Anja Reich ist Journalistin und Autorin. In ihrem neuen Roman “Simone” verarbeitet sie autobiografisch den Selbstmord ihrer gleichnamigen Freundin.
Wie so oft steht an erster Stelle die unvermeidliche Frage nach dem Warum.
“Wir brauchen einen Sündenbock, einen Grund, eine Erklärung, versuchen zu verstehen, was wir nicht verstehen können, um selbst weiterleben zu können.”
Zusätzlich quält sich Reich mit starken Schuldgefühlen, denn Simone hat vor ihrem Suizid telefonisch versucht ihrer langjährigen Freundin etwas wichtiges anzuvertrauen.
„Simone“ ist mehr als der Versuch einer Analyse einer unbegreiflichen Tat. Reich skizziert und analysiert während ihrer Recherche das komplette, wenn auch kurze, Leben Simones.
Können bereits in kurz nach der Geburt Anzeichen entdeckt werden, die auf dem späteren Suizid Simones hindeuten?

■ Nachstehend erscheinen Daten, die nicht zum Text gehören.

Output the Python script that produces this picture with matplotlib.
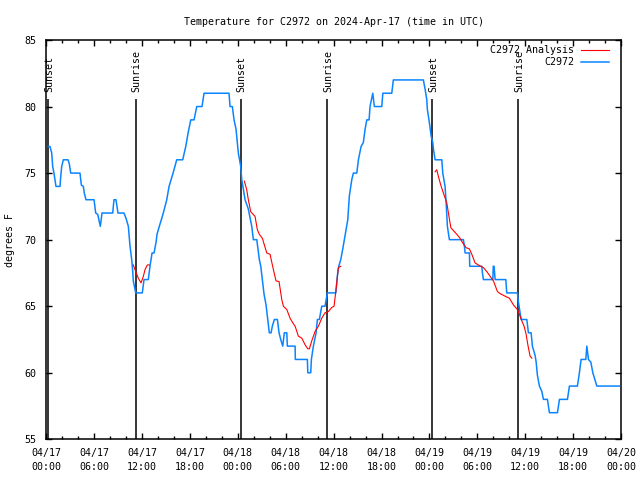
import numpy as np
import matplotlib
matplotlib.use("Agg")
import matplotlib.pyplot as plt

# hours since 04/17 00:00 UTC (rows of 10, temps aligned row by row)
obs_hours = [0.25, 0.46, 0.68, 0.80, 0.96, 1.09, 1.21, 1.72, 1.80, 1.93,
             2.13, 2.72, 2.88, 3.06, 4.22, 4.39, 4.64, 4.76, 4.97, 5.98,
             6.19, 6.44, 6.77, 6.98, 7.07, 8.32, 8.48, 8.73, 8.98, 9.73,
             9.99, 10.28, 10.49, 10.70, 10.83, 10.90, 11.20, 12.03, 12.24, 12.78,
             12.99, 13.25, 13.50, 13.75, 13.87, 14.16, 14.66, 15.09, 15.38, 15.88,
             16.34, 17.09, 17.47, 17.76, 18.10, 18.51, 18.85, 19.51, 19.76, 22.89,
             23.02, 23.31, 23.52, 23.77, 24.06, 24.36, 24.49, 24.69, 24.90, 25.31,
             25.74, 25.94, 26.37, 26.57, 26.69, 26.87, 27.07, 27.28, 27.53, 27.74,
             27.94, 28.16, 28.32, 28.57, 28.95, 29.16, 29.37, 29.62, 29.82, 30.13,
             30.20, 31.17, 31.20, 32.71, 32.76, 33.13, 33.21, 33.46, 33.80, 33.96,
             34.21, 34.30, 34.51, 34.92, 35.21, 36.27, 36.39, 36.47, 36.64, 36.89,
             37.14, 37.34, 37.56, 37.77, 37.97, 38.27, 38.47, 38.90, 39.10, 39.44,
             39.72, 39.94, 40.15, 40.44, 40.56, 40.90, 41.10, 42.03, 42.16, 43.28,
             43.48, 47.24, 47.46, 47.67, 47.74, 47.99, 48.21, 48.42, 48.50, 48.71,
             49.55, 49.67, 49.96, 50.09, 50.25, 50.50, 52.26, 52.38, 52.47, 53.01,
             53.05, 54.56, 54.64, 54.76, 55.94, 56.00, 56.10, 56.23, 57.57, 57.69,
             59.02, 59.15, 59.36, 59.49, 60.20, 60.40, 60.74, 60.90, 61.24, 61.37,
             61.53, 61.78, 62.08, 62.28, 62.78, 63.03, 64.04, 64.29, 65.29, 65.54,
             66.54, 66.79, 67.00, 67.59, 67.72, 67.92, 68.22, 68.47, 68.97, 71.80]
obs_temps = [77, 77, 76.5, 75.5, 75, 74.5, 74, 74, 74.7, 75.5,
             76, 76, 75.7, 75, 75, 74.1, 74, 73.5, 73, 73,
             72, 71.9, 71, 72, 72, 72, 73, 73, 72, 72,
             71.6, 71, 69.5, 68.5, 67.6, 66.9, 66, 66, 67, 67,
             68, 69, 69, 69.8, 70.4, 71, 72, 73, 74, 75,
             76, 76, 77, 78, 79, 79, 80, 80, 81, 81,
             80, 80, 79, 78.3, 76.5, 75.5, 74.5, 73.8, 73, 72.3,
             71, 70, 70, 69.1, 68.5, 68, 67, 65.9, 65.1, 64,
             63, 63, 63.5, 64, 64, 63, 62.5, 62, 63, 63,
             62, 62, 61, 61, 60, 60, 61, 62, 63, 64,
             64, 64.3, 65, 65, 66, 66, 66.8, 67.3, 68, 68.5,
             69.3, 70, 70.8, 71.5, 73.3, 74.5, 75, 75, 76, 77,
             77.3, 78.3, 79, 79, 80, 81, 80, 80, 81, 81,
             82, 82, 81.3, 80.5, 79.8, 78.8, 77.8, 77.3, 76.8, 76,
             76, 75, 74, 72.8, 71, 70, 70, 69.5, 69, 69,
             68, 68, 67.5, 67, 67, 68, 68, 67, 67, 66,
             66, 65.3, 64.5, 64, 64, 63, 63, 62, 61.3, 60.8,
             59.8, 59, 58.6, 58, 58, 57, 57, 58, 58, 59,
             59, 60, 61, 61, 62, 61, 60.8, 60, 59, 59]

ana1_hours = [10.90, 11.20, 11.53, 11.87, 12.16, 12.37, 12.66, 12.91]
ana1_temps = [68.1, 67.6, 67.1, 66.75, 67.25, 67.75, 68.1, 68.1]
ana2_hours = [24.81, 25.11, 25.31, 25.61, 26.15, 26.44, 26.69, 27.07, 27.62, 28.03, 28.45,
              28.78, 29.16, 29.50, 29.70, 30.13, 30.54, 30.88, 31.17, 31.58, 32.01, 32.42,
              32.76, 32.96, 33.26, 33.67, 34.09, 34.51, 34.92, 35.34, 35.76, 36.05, 36.30,
              36.59, 36.89]
ana2_temps = [74.4, 73.75, 73.0, 72.1, 71.75, 70.75, 70.4, 70.1, 69.0, 68.9, 67.75,
              66.9, 66.85, 65.5, 65.0, 64.75, 64.1, 63.75, 63.5, 62.75, 62.6, 62.1,
              61.8, 61.8, 62.4, 63.1, 63.5, 64.1, 64.5, 64.6, 64.9, 65.0, 66.25,
              67.9, 68.0]
ana3_hours = [48.71, 48.92, 49.12, 49.42, 49.75, 50.18, 50.38, 50.68, 51.43, 51.84, 52.18,
              52.59, 53.01, 53.31, 53.72, 54.26, 54.76, 55.19, 55.60, 56.02, 56.52, 56.85,
              57.48, 58.02, 58.52, 59.02, 59.27, 59.57, 59.86, 60.11, 60.33, 60.61, 60.83]
ana3_temps = [75.1, 75.25, 74.75, 74.1, 73.5, 72.75, 72.0, 70.9, 70.4, 70.1, 69.75,
              69.4, 69.3, 68.9, 68.25, 68.05, 67.9, 67.6, 67.25, 66.9, 66.1, 65.95,
              65.75, 65.6, 65.1, 64.75, 64.4, 63.9, 63.5, 62.9, 62.1, 61.25, 61.1]

sun_hours = [0.24, 11.18, 24.33, 35.2, 48.37, 59.15]
sun_labels = ["Sunset", "Sunrise", "Sunset", "Sunrise", "Sunset", "Sunrise"]

xtick_hours = list(range(0, 73, 6))
xtick_labels = ["04/17\n00:00", "04/17\n06:00", "04/17\n12:00", "04/17\n18:00",
                "04/18\n00:00", "04/18\n06:00", "04/18\n12:00", "04/18\n18:00",
                "04/19\n00:00", "04/19\n06:00", "04/19\n12:00", "04/19\n18:00",
                "04/20\n00:00"]

FS = 7.2
plt.rcParams["font.family"] = ["DejaVu Sans Mono"]
plt.rcParams["font.size"] = FS

fig = plt.figure(figsize=(6.4, 4.8), dpi=100)
ax = fig.add_axes([46.3 / 640, 1 - 439.3 / 480, (621 - 46.3) / 640, (439.3 - 40) / 480])

blue = "#0a84ff"
red = "#ff0000"
ln_obs, = ax.plot(obs_hours, obs_temps, color=blue, lw=1.1, label="C2972", zorder=3)
ana_h = ana1_hours + [np.nan] + ana2_hours + [np.nan] + ana3_hours
ana_t = ana1_temps + [np.nan] + ana2_temps + [np.nan] + ana3_temps
ln_ana, = ax.plot(ana_h, ana_t, color=red, lw=0.8, label="C2972 Analysis", zorder=4)

ax.vlines(sun_hours, 55, 80.6, color="black", lw=1.1, zorder=2)
for h, lab in zip(sun_hours, sun_labels):
    ax.text(h + 0.1, 81.1, lab, rotation=90, ha="center", va="bottom", fontsize=FS)

ax.set_xlim(0, 72)
ax.set_ylim(55, 85)
ax.set_xticks(xtick_hours)
ax.set_xticklabels(xtick_labels, linespacing=1.55)
ax.set_xticks(range(0, 73, 2), minor=True)
ax.set_yticks(range(55, 86, 5))
ax.tick_params(which="both", direction="in", top=True, right=True, width=1.0)
ax.tick_params(which="major", length=4)
ax.tick_params(which="minor", length=2)
ax.tick_params(axis="x", pad=6)
ax.tick_params(axis="y", pad=7)
for s in ax.spines.values():
    s.set_linewidth(1.1)

ax.set_ylabel("degrees F", labelpad=7)
ax.set_title("Temperature for C2972 on 2024-Apr-17 (time in UTC)", fontsize=FS, pad=11)

ax.legend(handles=[ln_ana, ln_obs], loc="upper right", bbox_to_anchor=(0.9956, 1.010),
          frameon=False, markerfirst=False, handlelength=2.8, handletextpad=0.7,
          labelspacing=0.2, borderaxespad=0.5, fontsize=FS)

fig.savefig("out.png", dpi=100)
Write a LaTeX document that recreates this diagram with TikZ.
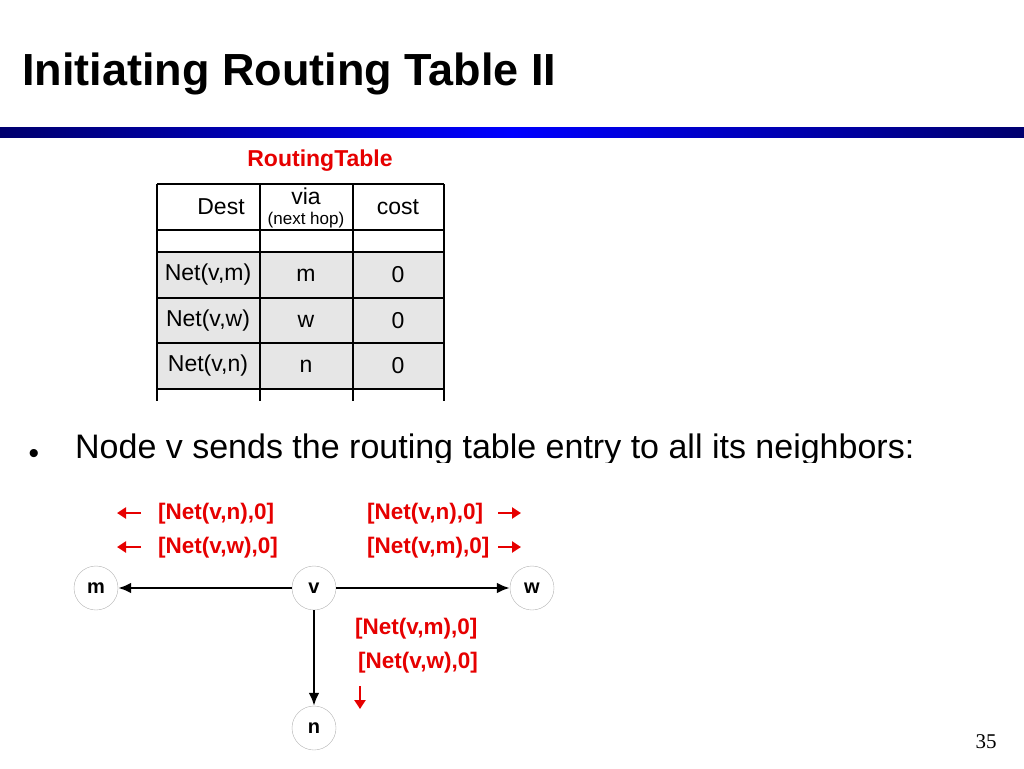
\documentclass[tikz,border=0pt]{standalone}
\usepackage{fontspec}
\setmainfont{Liberation Sans}
\newfontfamily\pagefont{Liberation Serif}
\usetikzlibrary{positioning,arrows.meta}
\definecolor{barnavy}{RGB}{0,0,110}
\definecolor{barblue}{RGB}{0,0,255}
\definecolor{msgred}{RGB}{230,0,0}
\definecolor{cellgray}{RGB}{230,230,230}

\begin{document}
\begin{tikzpicture}[x=1pt, y=-1pt, node distance=218pt,
    router/.style={circle, draw=gray!60, minimum size=44pt, inner sep=0pt,
        font=\fontsize{20}{20}\selectfont\bfseries},
    msg/.style={text=msgred, anchor=west, inner sep=0pt,
        font=\fontsize{22.5}{22.5}\selectfont\bfseries},
    cell/.style={inner sep=0pt, font=\fontsize{23}{23}\selectfont},
    link/.style={->, >={Latex[length=13pt,width=11pt]}, line width=2.7pt},
    msgarrow/.style={->, >={Triangle[length=9pt,width=11pt]}, draw=msgred, line width=2.8pt}]

    \useasboundingbox (0,0) rectangle (1024,768);

    % title and bar
    \node [anchor=base west, inner sep=0pt, font=\fontsize{45}{45}\selectfont\bfseries] (title) at (22,85) {Initiating Routing Table II};
    \shade [left color=barnavy, right color=barnavy, middle color=barblue] (0,127) rectangle (1024,137);

    % routing table
    \node [text=msgred, inner sep=0pt, font=\fontsize{23}{23}\selectfont\bfseries] (tabtitle) at (320,161) {RoutingTable};
    \fill [cellgray] (157,252) rectangle (444,389);
    \draw [line width=1.3pt] (157,184) -- (444,184);
    \foreach \y in {230,252,298,343,389}
        \draw [line width=1.3pt] (157,\y) -- (444,\y);
    \foreach \x in {157,260,353,444}
        \draw [line width=1.3pt] (\x,184) -- (\x,401);

    \node [cell] (hdest) at (221,207) {Dest};
    \node [cell] (hvia) at (306,196) {via};
    \node [cell, font=\fontsize{17}{17}\selectfont] (hnext) at (306,220) {(next hop)};
    \node [cell] (hcost) at (398,207) {cost};

    \node [cell] (dm) at (208,275) {Net(v,m)};
    \node [cell] (vm) at (306,275) {m};
    \node [cell] (cm) at (398,275) {0};
    \node [cell] (dw) at (208,321) {Net(v,w)};
    \node [cell] (vw) at (306,321) {w};
    \node [cell] (cw) at (398,321) {0};
    \node [cell] (dn) at (208,366) {Net(v,n)};
    \node [cell] (vn) at (306,366) {n};
    \node [cell] (cn) at (398,366) {0};

    % bullet line (cut at the bottom as in the slide)
    \begin{scope}
        \clip (0,420) rectangle (1024,462);
        \node [inner sep=0pt, font=\fontsize{30}{30}\selectfont] (bullet) at (34,456) {\textbullet};
        \node [anchor=base west, inner sep=0pt, font=\fontsize{34}{34}\selectfont] (sentence) at (75,458) {Node v sends the routing table entry to all its neighbors:};
    \end{scope}

    % network
    \node [router] (m) at (96,588) {m};
    \node [router] (v) [right of=m] {v};
    \node [router] (w) [right of=v] {w};
    \node [router] (n) [below of=v, node distance=140pt] {n};

    \draw [link] (v) -- (m);
    \draw [link] (v) -- (w);
    \draw [link] (v) -- (n);

    % messages to m
    \node [msg] (tomn) at (158,514) {[Net(v,n),0]};
    \node [msg] (tomw) at (158,548) {[Net(v,w),0]};
    \coordinate (tomna) at (141,513);
    \coordinate (tomnb) at (117,513);
    \coordinate (tomwa) at (141,547);
    \coordinate (tomwb) at (117,547);
    \draw [msgarrow] (tomna) -- (tomnb);
    \draw [msgarrow] (tomwa) -- (tomwb);

    % messages to w
    \node [msg] (town) at (367,514) {[Net(v,n),0]};
    \node [msg] (towm) at (367,548) {[Net(v,m),0]};
    \coordinate (towna) at (498,513);
    \coordinate (townb) at (521,513);
    \coordinate (towma) at (498,547);
    \coordinate (towmb) at (521,547);
    \draw [msgarrow] (towna) -- (townb);
    \draw [msgarrow] (towma) -- (towmb);

    % messages to n
    \node [msg] (tonm) at (355,629) {[Net(v,m),0]};
    \node [msg] (tonw) at (358,663) {[Net(v,w),0]};
    \coordinate (tona) at (360,686);
    \coordinate (tonb) at (360,709);
    \draw [msgarrow] (tona) -- (tonb);

    \node [inner sep=0pt, font=\fontsize{21}{21}\selectfont\pagefont] (pagenum) at (986,742) {35};

\end{tikzpicture}
\end{document}
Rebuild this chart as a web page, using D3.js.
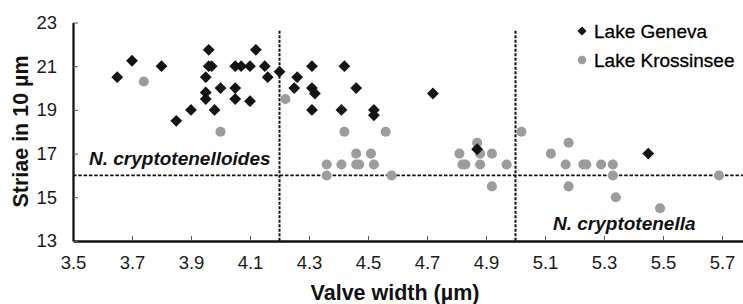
<!DOCTYPE html>
<html>
<head>
<meta charset="utf-8">
<script src="https://cdn.jsdelivr.net/npm/d3@7"></script>
<style>
  html, body { margin: 0; padding: 0; background: #fff; }
  svg { display: block; font-family: "Liberation Sans", Arial, sans-serif; }
</style>
</head>
<body>
<svg id="chart" width="743" height="304"></svg>
<script>
// ---- Data ----
const genevaWidth  = [3.65, 3.70, 3.80, 3.85, 3.90, 3.95, 3.95, 3.95, 3.96, 3.96, 3.97, 3.98, 4.00, 4.05, 4.05, 4.05, 4.07, 4.10, 4.10, 4.12, 4.15, 4.16, 4.20, 4.25, 4.26, 4.31, 4.31, 4.32, 4.31, 4.41, 4.42, 4.46, 4.52, 4.52, 4.72, 4.87, 5.45];
const genevaStriae = [20.5, 21.25, 21.0, 18.5, 19.0, 19.5, 19.8, 20.5, 21.75, 21.0, 21.0, 19.0, 20.0, 21.0, 20.0, 19.5, 21.0, 21.0, 19.4, 21.75, 21.0, 20.5, 20.75, 20.0, 20.5, 21.0, 20.0, 19.75, 19.0, 19.0, 21.0, 20.0, 19.0, 18.75, 19.75, 17.2, 17.0];

const krossWidth  = [3.74, 4.00, 4.22, 4.36, 4.36, 4.41, 4.42, 4.46, 4.46, 4.47, 4.51, 4.52, 4.56, 4.58, 4.81, 4.82, 4.83, 4.87, 4.88, 4.88, 4.92, 4.92, 4.97, 5.02, 5.12, 5.18, 5.17, 5.18, 5.23, 5.24, 5.29, 5.33, 5.33, 5.34, 5.49, 5.69];
const krossStriae = [20.3, 18.0, 19.5, 16.5, 16.0, 16.5, 18.0, 17.0, 16.5, 16.5, 17.0, 16.5, 18.0, 16.0, 17.0, 16.5, 16.5, 17.5, 17.0, 16.5, 17.0, 15.5, 16.5, 18.0, 17.0, 17.5, 16.5, 15.5, 16.5, 16.5, 16.5, 16.5, 16.0, 15.0, 14.5, 16.0];

const xTicks = [3.5, 3.7, 3.9, 4.1, 4.3, 4.5, 4.7, 4.9, 5.1, 5.3, 5.5, 5.7];
const yTicks = [13, 15, 17, 19, 21, 23];
const seriesNames = ["Lake Geneva", "Lake Krossinsee"];
const widthThresholds = [4.2, 5.0];
const striaeThreshold = 16;
const regionLabels = ["N. cryptotenelloides", "N. cryptotenella"];

// ---- Layout ----
const svg = d3.select("#chart");
const x = d3.scaleLinear().domain([3.5, 5.8]).range([73, 751.5]);
const y = d3.scaleLinear().domain([13, 23]).range([241, 22.5]);
const clrBlack = "#141414", clrGrey = "#9c9c9c";

// threshold lines
svg.selectAll("line.vthr").data(widthThresholds).enter().append("line")
  .attr("x1", d => x(d)).attr("x2", d => x(d))
  .attr("y1", y(22.62)).attr("y2", y(13))
  .attr("stroke", "#111").attr("stroke-width", 2).attr("stroke-dasharray", "3,1.5");
svg.append("line")
  .attr("x1", x(3.5)).attr("x2", 743)
  .attr("y1", y(striaeThreshold)).attr("y2", y(striaeThreshold))
  .attr("stroke", "#111").attr("stroke-width", 1.7).attr("stroke-dasharray", "3.5,1.8");

// axes
const xAxis = d3.axisBottom(x).tickValues(xTicks).tickSizeInner(-5).tickSizeOuter(0).tickPadding(15)
  .tickFormat(d3.format(".1f"));
const gx = svg.append("g").attr("transform", `translate(0,${y(13)})`).call(xAxis);
gx.select(".domain").attr("stroke", "#111").attr("stroke-width", 2.5);
gx.selectAll(".tick line").attr("stroke", "#555").attr("stroke-width", 1);
gx.selectAll(".tick text").attr("font-size", 18.5).attr("fill", "#1a1a1a")
  .attr("font-family", "'Liberation Sans', Arial, sans-serif").attr("dy", "0.71em");

const yAxis = d3.axisLeft(y).tickValues(yTicks).tickSizeInner(-5).tickSizeOuter(0).tickPadding(16)
  .tickFormat(d3.format("d"));
const gy = svg.append("g").attr("transform", `translate(${x(3.5)},0)`).call(yAxis);
gy.select(".domain").attr("stroke", "#111").attr("stroke-width", 2.3);
gy.selectAll(".tick line").attr("stroke", "#555").attr("stroke-width", 1);
gy.selectAll(".tick text").attr("font-size", 18.5).attr("fill", "#1a1a1a")
  .attr("font-family", "'Liberation Sans', Arial, sans-serif");

// axis titles
svg.append("text").attr("x", 395).attr("y", 300).attr("text-anchor", "middle")
  .attr("font-size", 21.5).attr("font-weight", "bold").attr("fill", "#111")
  .text("Valve width (µm)");
svg.append("text").attr("transform", `translate(28,131.5) rotate(-90)`).attr("text-anchor", "middle")
  .attr("font-size", 21.5).attr("font-weight", "bold").attr("fill", "#111")
  .text("Striae in 10 µm");

// region labels
svg.append("text").attr("x", 89).attr("y", 165).attr("font-size", 19)
  .attr("font-weight", "bold").attr("font-style", "italic").attr("fill", "#111").text(regionLabels[0]);
svg.append("text").attr("x", 553).attr("y", 230).attr("font-size", 19)
  .attr("font-weight", "bold").attr("font-style", "italic").attr("fill", "#111").text(regionLabels[1]);

// points
const diamond = d3.symbol().type(d3.symbolSquare).size(70);
const circle = d3.symbol().type(d3.symbolCircle).size(80);
const kData = krossWidth.map((w, i) => [w, krossStriae[i]]);
const gData = genevaWidth.map((w, i) => [w, genevaStriae[i]]);

svg.append("g").selectAll("path").data(kData).enter().append("path")
  .attr("d", circle).attr("fill", clrGrey)
  .attr("transform", d => `translate(${x(d[0])},${y(d[1])})`);
svg.append("g").selectAll("path").data(gData).enter().append("path")
  .attr("d", diamond).attr("fill", clrBlack)
  .attr("transform", d => `translate(${x(d[0])},${y(d[1])}) rotate(45)`);

// legend
const lg = svg.append("g");
lg.append("path").attr("d", d3.symbol().type(d3.symbolSquare).size(42)).attr("fill", clrBlack)
  .attr("transform", "translate(582,31) rotate(45)");
lg.append("path").attr("d", d3.symbol().type(d3.symbolCircle).size(58)).attr("fill", clrGrey)
  .attr("transform", "translate(582,60)");
lg.append("text").attr("x", 594).attr("y", 37.5).attr("font-size", 19).attr("fill", "#000")
  .attr("stroke", "#000").attr("stroke-width", 0.3).text(seriesNames[0]);
lg.append("text").attr("x", 594).attr("y", 66.5).attr("font-size", 19).attr("fill", "#000")
  .attr("stroke", "#000").attr("stroke-width", 0.3).text(seriesNames[1]);
</script>
</body>
</html>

Als Baby kam Simone in eine DDR-typische Wochenkrippe, von denen man heute weiß, dass sie das Bindungsverhalten für immer schädigen können.
“Trennung von Menschen, die ihr viel bedeuteten, warfen sie aus der Bahn, riefen Angst in ihr hervor”
Beide Mädchen werden im DDR-System groß und freunden sich an. Reich kommt für eine Weile mit Simones Bruder zusammen.
Dann der Mauerfall. Euphorie.
Aber es ist auch ein großer Umbruch, den einige nicht gut verkraften. Und Simone? Wie hat sie den Systemwechsel erlebt?
Während Reich beruflich Fuß fast und eine Familie gründet, ist Simone Dauerstudentin, hat Wechselnde Männerbekanntschaft. Aber immer die falschen, nicht verfügbaren Männer.
Wünscht sich Bindung und Nähe, aber hält sie nicht aus.
Das besondere an Reichs Recherchen sind neben dem bewegenden individuellen Leben von Simone, das sie sehr sensible beleuchtet, die gesellschaftlichspolitische Dimension, die immer mit einfließt.
So thematisiert Reich den Selbstmord als großes gesellschaftliches Tabu, das immer noch oft ausgeblendet oder verschwiegen wird.
Diese Mischung Spurensuche, Tagebüchern und Gespräche mit Angehörigen und Expert*innen macht den Roman für mich äußerst lesenswert. Emotional ergreifen mich vor allem die Enthüllungen der letzten Lebensjahre von Simone, die nicht glücklich, sondern von verzweifelter Suche nach Nähe geprägt sind.
Auch ich frage mich, ob Simones Leben anders verlaufen wäre, wenn manche Umstände vielleicht anders gewesen wären.
Diese Fragen können und werden nie beantwortet werden. Was Reich aber mit ihrem Roman erschafft ist etwas Bleibendes: es eine Erinnerung an eine verlorenen Freundin, Schwester und Tochter. Die Erinnerung an Simone.
Vielen herzlichen Dank an den Aufbau Verlag für das Rezensionsexemplar!